Pour que le journalisme fonctionne — et je vous le dis en tant que personne travaillant dans ce domaine depuis 20 ans maintenant —, il faut établir un lien avec son auditoire. Il faut faire comprendre aux gens à qui vous vous adressez que vous essayez de les servir là où ils sont, et que vous ne cherchez pas à leur imposer vos points de vue. Je pense que c’est au cœur même du journalisme. C’est une relation. Pas question pour moi d’imposer mes valeurs de façon dictatoriale; c’est une relation qu’il faut avoir avec son auditoire.
Dans le cas des nouvelles locales, on ne peut développer cette relation qu’en vivant au cœur de la communauté qu’on dessert, en tâtant le pouls de cette communauté qui est aux prises avec les mêmes problèmes que vous ressentez, et qui éprouve les mêmes sentiments que vous. Dans de nombreuses régions rurales à l’extérieur de Calgary et d’Edmonton, les gens parlent de leurs problèmes de logement, des dernières récoltes et de la situation dramatique du milieu agricole. Les gens parlent de ces problèmes quotidiens. Or, ces valeurs sont de moins en moins reflétées par CBC Calgary. Les résidants locaux estiment que CBC Calgary ne présente pas leurs réalités.
La sénatrice Dasko : Quelle serait la principale valeur à représenter? La diversité?
Mme Gerson : Cela dépend de ce que vous entendez par diversité. Qu’entendez-vous par diversité?
La sénatrice Dasko : Une diversité de points de vue, de réalités démographiques, etc. La diversité revêt de nombreuses dimensions.
Mme Gerson : C’est vrai, mais un peu vague. La diversité peut signifier beaucoup de choses différentes pour les gens, alors c’est un mot non spécifique à n’utiliser que pour définir un ensemble de valeurs.
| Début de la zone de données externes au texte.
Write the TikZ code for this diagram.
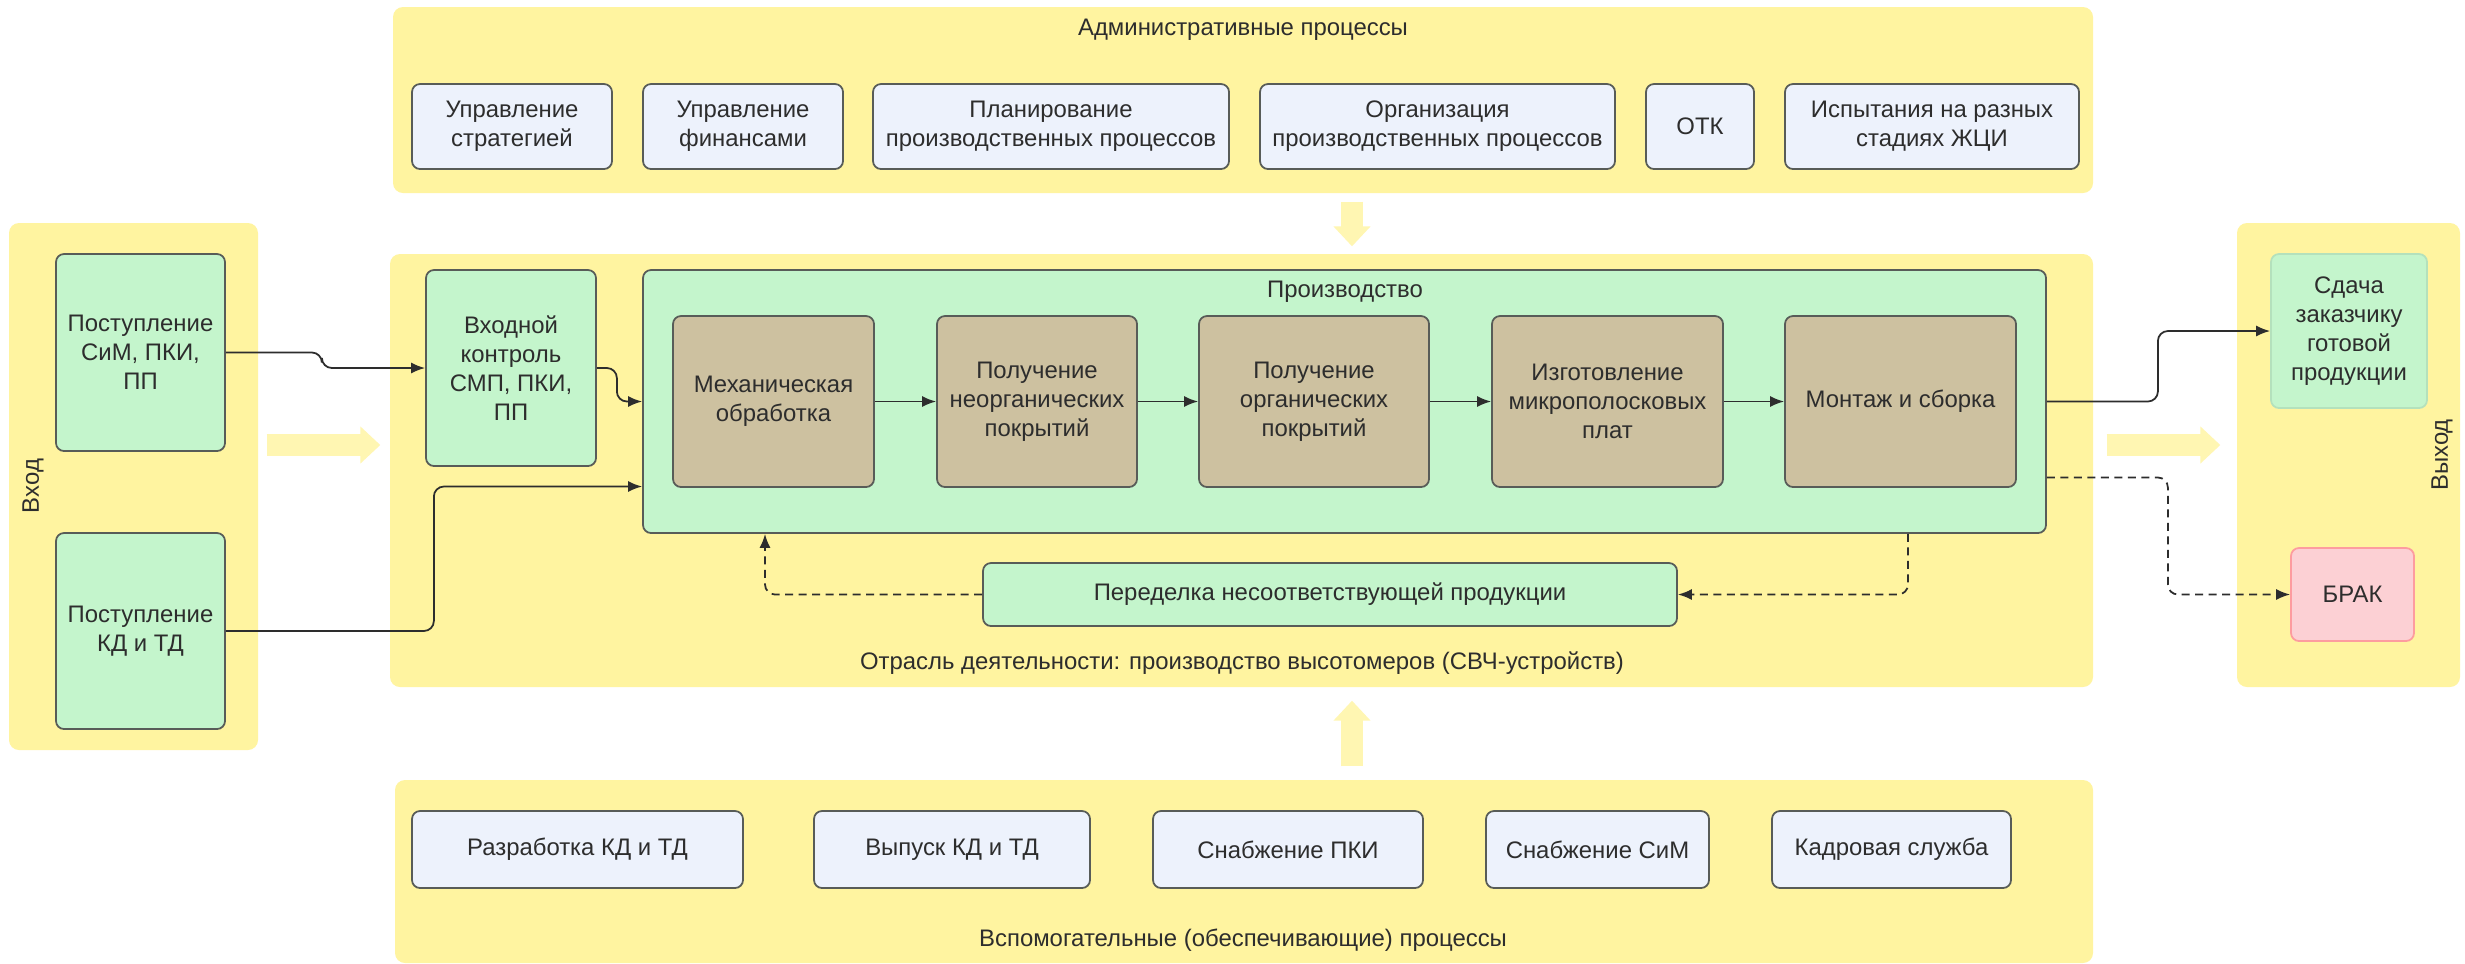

Selon moi, la valeur première est le service. Je préfère le terme service. Le journaliste a pour rôle de servir la communauté, ce qui veut dire refléter les valeurs de la collectivité...
La vice-présidente : Je suis désolé de vous interrompre, mais le temps est écoulé.
Merci de nous avoir fait réfléchir sur ces questions difficiles, madame Gerson, et merci également à nos deux autres témoins, M. Ouaka et Mme Fournier. Merci beaucoup pour vos témoignages.